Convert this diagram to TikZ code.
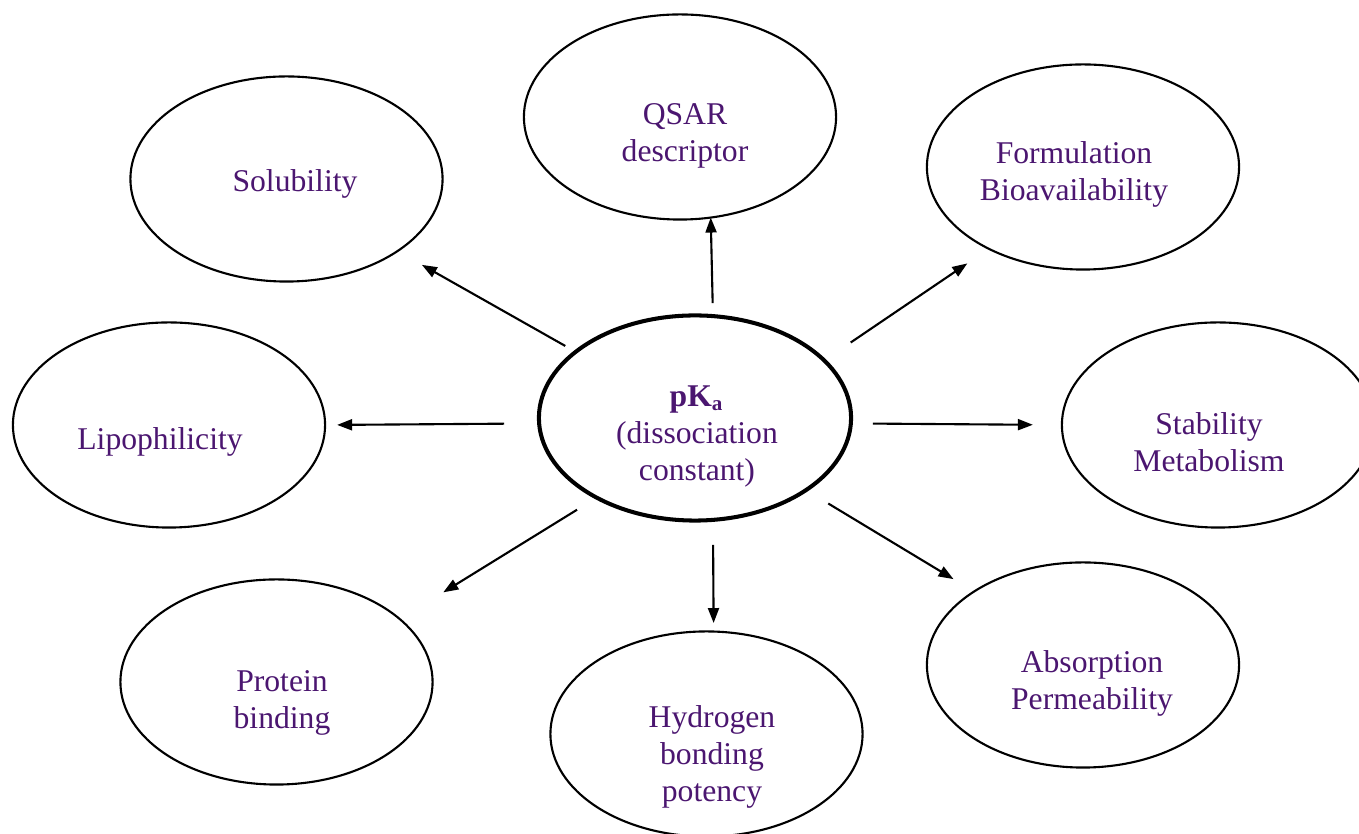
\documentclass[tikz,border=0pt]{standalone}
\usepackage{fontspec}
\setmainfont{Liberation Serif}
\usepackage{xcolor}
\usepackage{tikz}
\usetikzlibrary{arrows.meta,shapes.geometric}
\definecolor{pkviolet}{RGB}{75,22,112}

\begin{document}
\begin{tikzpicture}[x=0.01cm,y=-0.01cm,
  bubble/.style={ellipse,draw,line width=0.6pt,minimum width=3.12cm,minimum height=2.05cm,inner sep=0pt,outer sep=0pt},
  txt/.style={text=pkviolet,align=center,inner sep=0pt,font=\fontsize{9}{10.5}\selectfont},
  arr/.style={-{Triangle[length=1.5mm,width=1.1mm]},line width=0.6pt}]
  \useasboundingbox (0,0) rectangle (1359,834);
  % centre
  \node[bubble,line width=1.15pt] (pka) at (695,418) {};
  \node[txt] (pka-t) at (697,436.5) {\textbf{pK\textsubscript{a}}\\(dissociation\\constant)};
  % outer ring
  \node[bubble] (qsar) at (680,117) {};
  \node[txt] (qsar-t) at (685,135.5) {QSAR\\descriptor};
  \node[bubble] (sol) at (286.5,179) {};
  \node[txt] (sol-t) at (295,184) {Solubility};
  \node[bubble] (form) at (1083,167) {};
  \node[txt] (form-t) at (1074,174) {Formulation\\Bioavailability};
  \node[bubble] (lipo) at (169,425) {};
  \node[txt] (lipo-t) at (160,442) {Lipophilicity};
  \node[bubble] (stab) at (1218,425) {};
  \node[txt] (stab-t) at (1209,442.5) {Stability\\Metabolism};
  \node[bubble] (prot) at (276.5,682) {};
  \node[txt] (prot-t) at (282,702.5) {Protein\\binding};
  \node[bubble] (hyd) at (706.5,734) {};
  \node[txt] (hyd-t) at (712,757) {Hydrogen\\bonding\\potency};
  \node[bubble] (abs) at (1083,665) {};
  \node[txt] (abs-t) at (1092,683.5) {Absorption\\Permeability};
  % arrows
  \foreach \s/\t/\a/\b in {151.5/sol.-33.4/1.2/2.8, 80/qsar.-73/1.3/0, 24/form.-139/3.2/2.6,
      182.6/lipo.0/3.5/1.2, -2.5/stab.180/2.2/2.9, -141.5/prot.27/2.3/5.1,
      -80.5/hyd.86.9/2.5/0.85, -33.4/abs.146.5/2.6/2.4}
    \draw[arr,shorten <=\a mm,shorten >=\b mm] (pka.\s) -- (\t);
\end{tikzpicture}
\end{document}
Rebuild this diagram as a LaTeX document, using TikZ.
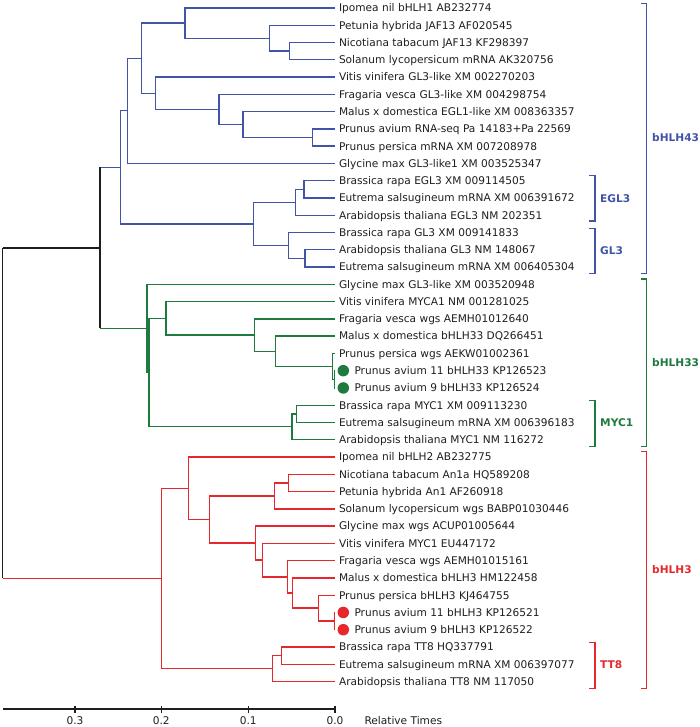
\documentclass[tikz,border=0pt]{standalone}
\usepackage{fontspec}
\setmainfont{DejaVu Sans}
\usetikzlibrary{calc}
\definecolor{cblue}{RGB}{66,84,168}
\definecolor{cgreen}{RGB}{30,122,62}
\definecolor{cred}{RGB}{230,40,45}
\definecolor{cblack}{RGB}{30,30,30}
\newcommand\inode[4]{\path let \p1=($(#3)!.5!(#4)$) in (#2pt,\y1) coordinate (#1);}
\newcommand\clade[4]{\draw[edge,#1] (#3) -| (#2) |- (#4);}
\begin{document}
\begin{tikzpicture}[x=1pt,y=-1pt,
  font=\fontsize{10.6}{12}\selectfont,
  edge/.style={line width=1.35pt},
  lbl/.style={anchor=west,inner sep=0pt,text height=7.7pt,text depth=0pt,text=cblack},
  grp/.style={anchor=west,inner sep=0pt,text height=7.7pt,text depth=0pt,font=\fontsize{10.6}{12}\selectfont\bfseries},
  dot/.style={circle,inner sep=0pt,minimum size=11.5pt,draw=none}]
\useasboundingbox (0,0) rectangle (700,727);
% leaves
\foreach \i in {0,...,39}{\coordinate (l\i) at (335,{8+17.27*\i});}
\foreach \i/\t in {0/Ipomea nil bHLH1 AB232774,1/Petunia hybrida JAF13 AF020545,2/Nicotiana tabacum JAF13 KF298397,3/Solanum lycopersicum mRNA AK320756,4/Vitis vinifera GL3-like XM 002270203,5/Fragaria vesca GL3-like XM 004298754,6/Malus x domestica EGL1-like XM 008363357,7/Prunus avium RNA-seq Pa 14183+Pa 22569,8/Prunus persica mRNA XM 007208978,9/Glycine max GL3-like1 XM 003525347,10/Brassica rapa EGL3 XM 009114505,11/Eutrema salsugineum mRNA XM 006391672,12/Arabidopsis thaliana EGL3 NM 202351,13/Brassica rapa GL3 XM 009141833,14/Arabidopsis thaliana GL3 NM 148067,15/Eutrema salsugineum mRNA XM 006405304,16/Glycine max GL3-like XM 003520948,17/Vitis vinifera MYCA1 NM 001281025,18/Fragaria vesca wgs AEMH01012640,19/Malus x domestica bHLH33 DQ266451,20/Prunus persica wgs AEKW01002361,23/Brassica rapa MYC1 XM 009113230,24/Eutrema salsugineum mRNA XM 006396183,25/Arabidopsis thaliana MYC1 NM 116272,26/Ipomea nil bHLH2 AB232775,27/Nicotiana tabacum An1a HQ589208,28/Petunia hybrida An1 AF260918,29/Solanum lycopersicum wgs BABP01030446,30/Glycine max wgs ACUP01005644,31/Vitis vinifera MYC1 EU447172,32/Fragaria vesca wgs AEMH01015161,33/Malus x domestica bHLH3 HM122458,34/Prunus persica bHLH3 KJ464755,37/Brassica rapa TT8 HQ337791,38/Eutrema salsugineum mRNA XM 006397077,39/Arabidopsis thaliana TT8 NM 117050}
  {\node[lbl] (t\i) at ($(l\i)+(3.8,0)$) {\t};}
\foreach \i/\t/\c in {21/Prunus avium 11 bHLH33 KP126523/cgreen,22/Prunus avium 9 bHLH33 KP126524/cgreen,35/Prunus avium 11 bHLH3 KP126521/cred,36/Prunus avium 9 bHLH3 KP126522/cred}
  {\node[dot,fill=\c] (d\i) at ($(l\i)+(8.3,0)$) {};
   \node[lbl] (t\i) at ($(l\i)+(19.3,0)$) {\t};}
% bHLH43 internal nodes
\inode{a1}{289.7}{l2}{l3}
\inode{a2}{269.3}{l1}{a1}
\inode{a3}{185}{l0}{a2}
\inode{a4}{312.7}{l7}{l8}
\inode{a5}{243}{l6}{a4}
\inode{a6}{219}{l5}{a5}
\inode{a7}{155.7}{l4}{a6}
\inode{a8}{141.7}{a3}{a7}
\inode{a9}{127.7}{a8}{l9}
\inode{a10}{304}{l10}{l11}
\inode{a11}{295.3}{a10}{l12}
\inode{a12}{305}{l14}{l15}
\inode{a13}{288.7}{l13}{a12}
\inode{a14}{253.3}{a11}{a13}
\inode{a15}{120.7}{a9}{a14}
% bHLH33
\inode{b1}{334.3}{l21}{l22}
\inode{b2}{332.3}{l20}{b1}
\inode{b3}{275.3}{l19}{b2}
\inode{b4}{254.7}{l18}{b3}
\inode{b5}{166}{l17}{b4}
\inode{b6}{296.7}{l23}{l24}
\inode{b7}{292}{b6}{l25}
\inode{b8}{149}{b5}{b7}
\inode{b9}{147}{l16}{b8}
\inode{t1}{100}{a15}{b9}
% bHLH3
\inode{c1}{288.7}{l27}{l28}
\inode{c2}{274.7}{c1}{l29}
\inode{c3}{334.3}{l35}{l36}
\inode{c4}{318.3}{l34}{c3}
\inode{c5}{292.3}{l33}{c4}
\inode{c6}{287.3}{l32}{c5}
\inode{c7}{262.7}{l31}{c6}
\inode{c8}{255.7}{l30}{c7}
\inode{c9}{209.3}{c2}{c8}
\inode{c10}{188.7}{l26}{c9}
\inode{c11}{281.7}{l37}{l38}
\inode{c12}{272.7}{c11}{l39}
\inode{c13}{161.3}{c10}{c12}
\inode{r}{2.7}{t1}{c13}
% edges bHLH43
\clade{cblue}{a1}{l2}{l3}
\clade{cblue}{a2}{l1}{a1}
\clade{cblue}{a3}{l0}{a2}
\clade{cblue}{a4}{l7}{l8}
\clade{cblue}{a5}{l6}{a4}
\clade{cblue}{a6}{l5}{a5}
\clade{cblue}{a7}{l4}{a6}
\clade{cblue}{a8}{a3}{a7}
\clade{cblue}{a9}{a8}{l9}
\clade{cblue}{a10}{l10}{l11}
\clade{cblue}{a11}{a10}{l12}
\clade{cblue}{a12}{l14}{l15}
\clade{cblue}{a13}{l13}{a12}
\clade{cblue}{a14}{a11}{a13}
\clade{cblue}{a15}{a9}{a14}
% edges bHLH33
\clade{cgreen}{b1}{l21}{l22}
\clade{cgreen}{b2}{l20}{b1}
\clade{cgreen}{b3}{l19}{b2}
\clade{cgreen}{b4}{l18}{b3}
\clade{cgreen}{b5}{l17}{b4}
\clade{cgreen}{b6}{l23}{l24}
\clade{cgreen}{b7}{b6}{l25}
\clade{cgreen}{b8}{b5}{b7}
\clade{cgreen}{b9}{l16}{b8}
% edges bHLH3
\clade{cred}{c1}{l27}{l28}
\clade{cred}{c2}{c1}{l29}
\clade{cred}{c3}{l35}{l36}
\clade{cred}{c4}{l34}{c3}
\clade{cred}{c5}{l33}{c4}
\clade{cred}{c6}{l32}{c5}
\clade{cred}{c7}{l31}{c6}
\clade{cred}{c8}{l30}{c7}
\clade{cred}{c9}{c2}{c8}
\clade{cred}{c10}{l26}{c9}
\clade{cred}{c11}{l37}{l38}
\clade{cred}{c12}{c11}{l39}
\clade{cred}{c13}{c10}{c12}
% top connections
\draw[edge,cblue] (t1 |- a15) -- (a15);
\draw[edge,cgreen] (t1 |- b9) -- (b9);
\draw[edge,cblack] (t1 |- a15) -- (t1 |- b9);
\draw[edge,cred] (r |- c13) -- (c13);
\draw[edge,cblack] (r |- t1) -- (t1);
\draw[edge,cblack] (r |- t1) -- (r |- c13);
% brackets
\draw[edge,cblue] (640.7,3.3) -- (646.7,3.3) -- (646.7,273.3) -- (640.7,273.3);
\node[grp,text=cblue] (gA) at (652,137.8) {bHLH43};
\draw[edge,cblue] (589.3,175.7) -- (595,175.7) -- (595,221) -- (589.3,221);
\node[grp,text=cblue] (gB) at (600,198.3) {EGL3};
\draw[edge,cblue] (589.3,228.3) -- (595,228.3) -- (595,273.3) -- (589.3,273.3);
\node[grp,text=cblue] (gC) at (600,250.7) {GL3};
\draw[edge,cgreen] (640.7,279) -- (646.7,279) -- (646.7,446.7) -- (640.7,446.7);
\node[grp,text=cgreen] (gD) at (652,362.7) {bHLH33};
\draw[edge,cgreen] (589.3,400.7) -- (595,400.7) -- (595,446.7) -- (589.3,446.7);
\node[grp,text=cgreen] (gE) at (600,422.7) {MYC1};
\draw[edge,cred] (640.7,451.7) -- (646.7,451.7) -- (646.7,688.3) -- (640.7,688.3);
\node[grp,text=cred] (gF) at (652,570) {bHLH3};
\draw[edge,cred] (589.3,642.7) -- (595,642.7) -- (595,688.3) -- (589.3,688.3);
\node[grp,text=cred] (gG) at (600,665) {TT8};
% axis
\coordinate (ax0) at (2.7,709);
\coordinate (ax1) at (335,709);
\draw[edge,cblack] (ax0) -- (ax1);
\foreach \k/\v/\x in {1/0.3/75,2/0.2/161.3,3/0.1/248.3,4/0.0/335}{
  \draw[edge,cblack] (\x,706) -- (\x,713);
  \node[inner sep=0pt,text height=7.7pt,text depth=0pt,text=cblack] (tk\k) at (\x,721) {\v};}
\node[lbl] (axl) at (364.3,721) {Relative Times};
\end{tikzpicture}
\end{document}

____

Goal of the exercise: Above are the records; copy every line in them that holds the word "this".

Exercise answer:
Convert this diagram to TikZ code.
Rebuild this diagram as a LaTeX document, using TikZ.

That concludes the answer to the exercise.